Thursday, May 9, 2013

Renewal and the Art of Roof Maintenance


As time psses I am less inclined to dive into large house maintenance projects, preferring to pay others to do them, or doing them mañana. Eventually in my quest for simplification, I suspect I will move out of this roomy antique and into a smaller and easier-to-maintain home. But I love living in this house, and for now I manage as best as I can.

However there is one recurring project that I enjoy a great deal. I love to do the roof.

Roof maintenance in this land of flat, concrete roofs is very different from what many of us who've owned houses in northern climes are accustomed to. Up north, a roof leak in a wood-frame house like my old one in Juneau can mean costly repairs that are best left to a professional. In Yucatán, if you start out with a roof that has never been left to deteriorate for too long, with a little bit of attention every couple of years you can keep expensive problems at bay for a long time.

The folks I bought the house from had deferred some maintenance, so for the first several years I owned the place I had a few leaks. Little by little I identified the sources of these problems and repaired them, and since that time I have had no leaks at all. The roofs are original to the house. That means that they are probably ninety years old. Because of their age, they need a bit more TLC than newer construction.

Annually during the January to May dry season, I inspect the entire roof surface, identifying new cracks or spots where the waterproof coating, called impermeabilizante, is lifting or cracking. Some years things look pretty good, and I just scrape loose coating and apply a fresh layer in those places. It's only a few hours of fairly easy work. Other times, like this year, much of the surface needs to be recoated, so I scrape the entire roof and attend to any new cracks that have appeared. 

Sometimes thin layers of old cement, used to level out or smooth over repairs, have become soft or have stopped adhering to the layers beneath. These need to be carefully scraped off, so as not to damage the remaining surface. Occasionally this is quite a bit more work than expected, as layer after historic layer, decades of accumulated coatings and repairs, begin to peel like layers of an onion. You've got to be careful in these circumstances that you don't take off too much and leave a low spot where water will puddle, causing further problems down the line.

Small cracks, if left unattended might allow seepage and cause deeper damage and leaks. To repair these, I drizzle in a thin mixture of roofing tar and then trowel the surface smooth once the tar has begun to set. For larger cracks or hollows in the surface, I mix the tar with a bit of sand. The benefit of using a stiffer tar-sand mixture is that it can be troweled and smoothed much like concrete, but sticks well even on dusty, dry surfaces.
While the patched areas are curing, the scraped sections get a good workover with a wire brush, followed by a thorough sweeping of the whole roof to remove as much dust as possible. Then comes the part I like most.

There is something about rolling on the luscious, creamy roof coating that I find very satisfying. I suppose that knowing my roof will be waterproof and the rooms beneath dry and secure during the daily rains and storms of the coming hurricane season is part of the reason for this.

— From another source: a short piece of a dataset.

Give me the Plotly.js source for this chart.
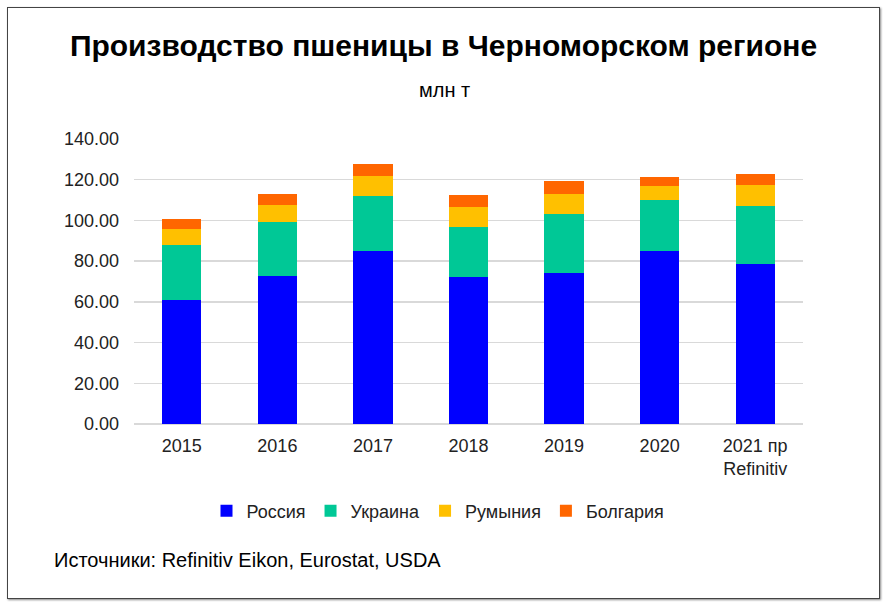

But there is more to it than that. I love the repetitive work, dipping the roller into the bucket and rolling out the milkshake-thick liquid, over and over. It's a great pleasure to watch the sparkling, fresh surface quickly spread out before me. I enjoy doing things I am good at, and I've figured this one out. When I am done, the roof is perfectly clean and blindingly white. It's a good-sized roof.  It may sound funny, but the results are impressive.

After finishing, when the sun is down and the roof has cooled I sometimes climb upstairs to sit in the midst of this plain of pure, spotless white to watch the sky. I might bring a small lounge cushion and lie down up there to watch for falling stars, owls, bats, satellites, airplanes and distant storms. Even on a moonless night I can see perfectly well on the newly-coated roof.

Spring cleaning, for some, achieves not only household cleanliness and organization but can represent a new beginning and readiness for the coming year. In agricultural communities, tilling the soil in preparation for planting can mean about the same thing. I know devout Catholics here who feel refreshed and renewed after attending mass and confessing.

I don't mean to imply that working on the roof is anything like a person's faith, but for me, the annual ritual of attending to the roof  is something that achieves a similar kind of result. It's a renewal of a sort, a tabula rasa. The house is ready for another cycle, and so am I.